The majority of previous studies on the coffee-ring effect concentrate on the amount of solute mass transported to the pinned contact line, with a focus on the role of droplet geometry, substrate characteristics and different fluid mixtures (e.g. binary fluids) in the shape of the resulting coffee ring. However, at later stages of the process, the liquid free surface begins lose its concavity and may approach touchdown on the substrate in the droplet interior. As the liquid profile thins, the solute concentration begins to build up at these interior locations, which may lead to solute jamming, leaving an internal solute deposit at dryout - the `coffee ridge'.

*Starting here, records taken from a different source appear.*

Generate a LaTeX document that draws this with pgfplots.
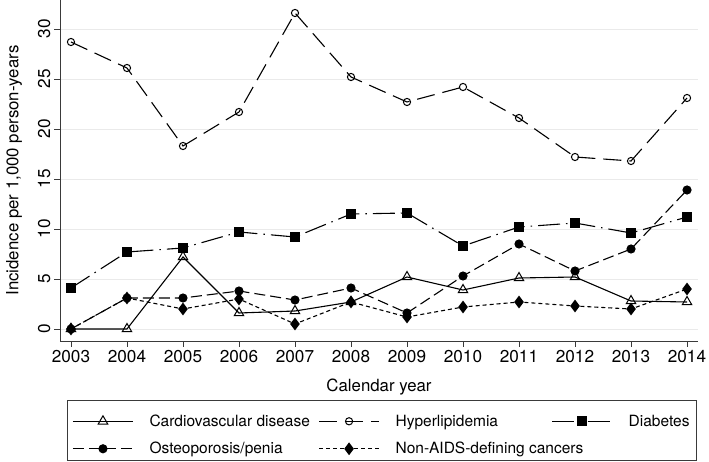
\documentclass[border=0pt]{standalone}
\usepackage{pgfplots}
\pgfplotsset{compat=1.18}
\usepackage{fontspec}
\setmainfont{TeX Gyre Heros}
\definecolor{gridc}{HTML}{EAEAEA}
\definecolor{axc}{HTML}{3A3A3A}
\begin{document}
\begin{tikzpicture}
\begin{axis}[
  scale only axis, width=638pt, height=341pt,
  xmin=2002.804, xmax=2014.196, ymin=-1.2, ymax=32.9,
  axis x line=bottom, axis y line=left,
  axis line style={-, axc, line width=0.8pt},
  xtick={2003,...,2014}, ytick={0,5,...,30},
  x tick label style={/pgf/number format/1000 sep={}},
  /pgf/number format/assume math mode=true,
  tick label style={font=\fontsize{17.2}{19}\selectfont},
  yticklabel style={rotate=90, anchor=south},
  tick align=outside, major tick length=6pt,
  tick style={axc, line width=0.8pt},
  ymajorgrids, grid style={gridc, line width=0.9pt},
  xlabel={Calendar year}, ylabel={Incidence per 1,000 person-years},
  label style={font=\fontsize{16.8}{18}\selectfont},
  xlabel style={at={(axis description cs:0.5,0)}, anchor=center, yshift=-46pt},
  ylabel style={at={(axis description cs:-0.072,0.5)}, anchor=center},
  clip=false,
  legend columns=3,
  legend image code/.code={\path (0pt,17.4pt); \draw[mark repeat=2,mark phase=2,#1] plot coordinates {(0pt,0pt) (30pt,0pt) (60pt,0pt)};},
  legend style={at={(0.011,-0.174)}, anchor=north west, draw=axc, line width=0.8pt,
    font=\fontsize{15.5}{17}\selectfont, inner xsep=5pt, inner ysep=2.6pt,
    row sep=1pt,
    /tikz/every odd column/.append style={column sep=14pt},
    /tikz/every even column/.append style={column sep=0pt}},
  legend cell align=left,
]
\addplot[black, line width=1.1pt, mark=triangle, mark size=5.5pt, mark options={solid, line width=1pt}] coordinates {
(2003,0) (2004,0) (2005,7.2) (2006,1.6) (2007,1.8) (2008,2.7) (2009,5.2) (2010,3.9) (2011,5.1) (2012,5.2) (2013,2.8) (2014,2.7)};
\addlegendentry{\makebox[167pt][l]{Cardiovascular disease}}
\addplot[black, line width=1.1pt, dash pattern=on 18pt off 8pt, mark=o, mark size=3.6pt, mark options={solid, line width=1pt}] coordinates {
(2003,28.7) (2004,26.1) (2005,18.3) (2006,21.7) (2007,31.6) (2008,25.2) (2009,22.7) (2010,24.2) (2011,21.1) (2012,17.2) (2013,16.8) (2014,23.1)};
\addlegendentry{\makebox[154pt][l]{Hyperlipidemia}}
\addplot[black, line width=1.1pt, dash pattern=on 22pt off 6pt on 1.5pt off 6pt, mark=square*, mark size=4.5pt, mark options={solid}] coordinates {
(2003,4.1) (2004,7.7) (2005,8.1) (2006,9.7) (2007,9.2) (2008,11.5) (2009,11.6) (2010,8.3) (2011,10.2) (2012,10.6) (2013,9.6) (2014,11.2)};
\addlegendentry{Diabetes}
\addplot[black, line width=1.1pt, dash pattern=on 11pt off 5pt, mark=*, mark size=4pt, mark options={solid}] coordinates {
(2003,0) (2004,3.1) (2005,3.1) (2006,3.8) (2007,2.9) (2008,4.1) (2009,1.6) (2010,5.3) (2011,8.5) (2012,5.8) (2013,8.0) (2014,13.9)};
\addlegendentry{\makebox[167pt][l]{Osteoporosis/penia}}
\addplot[black, line width=1.1pt, dash pattern=on 4pt off 3pt, mark=diamond*, mark size=5.5pt, mark options={solid}] coordinates {
(2003,0) (2004,3.1) (2005,2.0) (2006,3.0) (2007,0.5) (2008,2.7) (2009,1.2) (2010,2.2) (2011,2.7) (2012,2.3) (2013,2.0) (2014,4.0)};
\addlegendentry{\makebox[154pt][l]{Non-AIDS-defining cancers}}
\end{axis}
\pgfresetboundingbox
\path (-60pt,-121pt) rectangle (649pt,341pt);
\end{tikzpicture}
\end{document}
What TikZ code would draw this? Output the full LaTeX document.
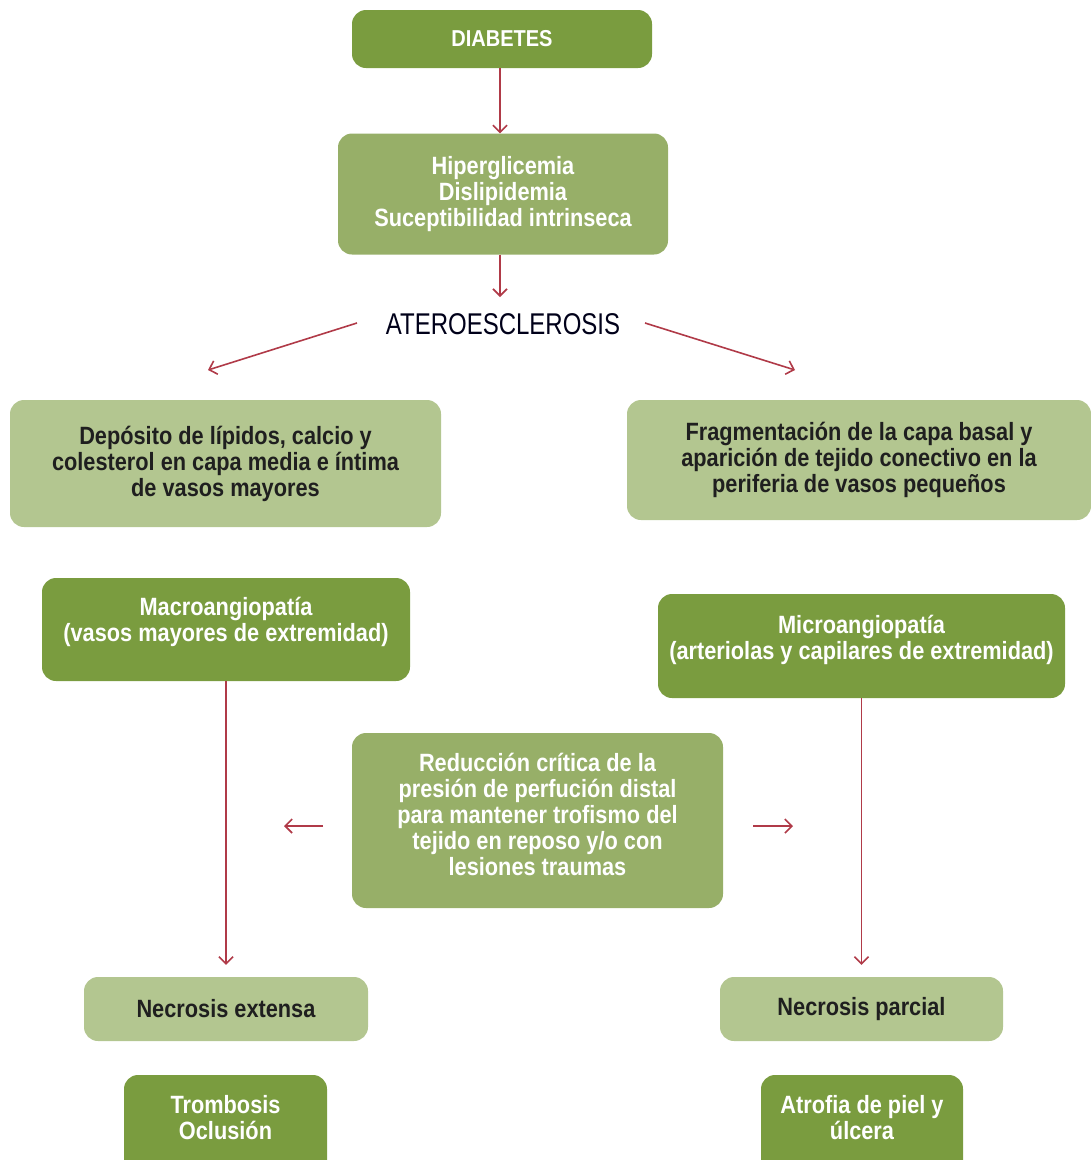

In this project, we will investigate the formation of the coffee ridge in detail by developing a mathematical model for solute transport in the physically-relevant regime in which surface tension dominates the fluid dynamics, while advection dominates diffusion in the solute transport, except in the vicinity of the coffee ring and ridge. Beginning with the simplest possible example of an axisymmetric droplet evaporating diffusively into the surround air, we will use a combination of matched asymptotic analysis and numerical simulations to predict where the deposit grows as a function of the evaporation time. With this in hand, we will move on to consider more general droplet geometries and investigate the role the droplet profile plays in the internal accumulation of deposit. The model will shed insight onto the underlying physical mechanisms of ridge formation, as well as predicting the resulting deposit profiles, leading to the possibility of developing control mechanisms to dynamically alter the deposit in an industrial or engineering setting.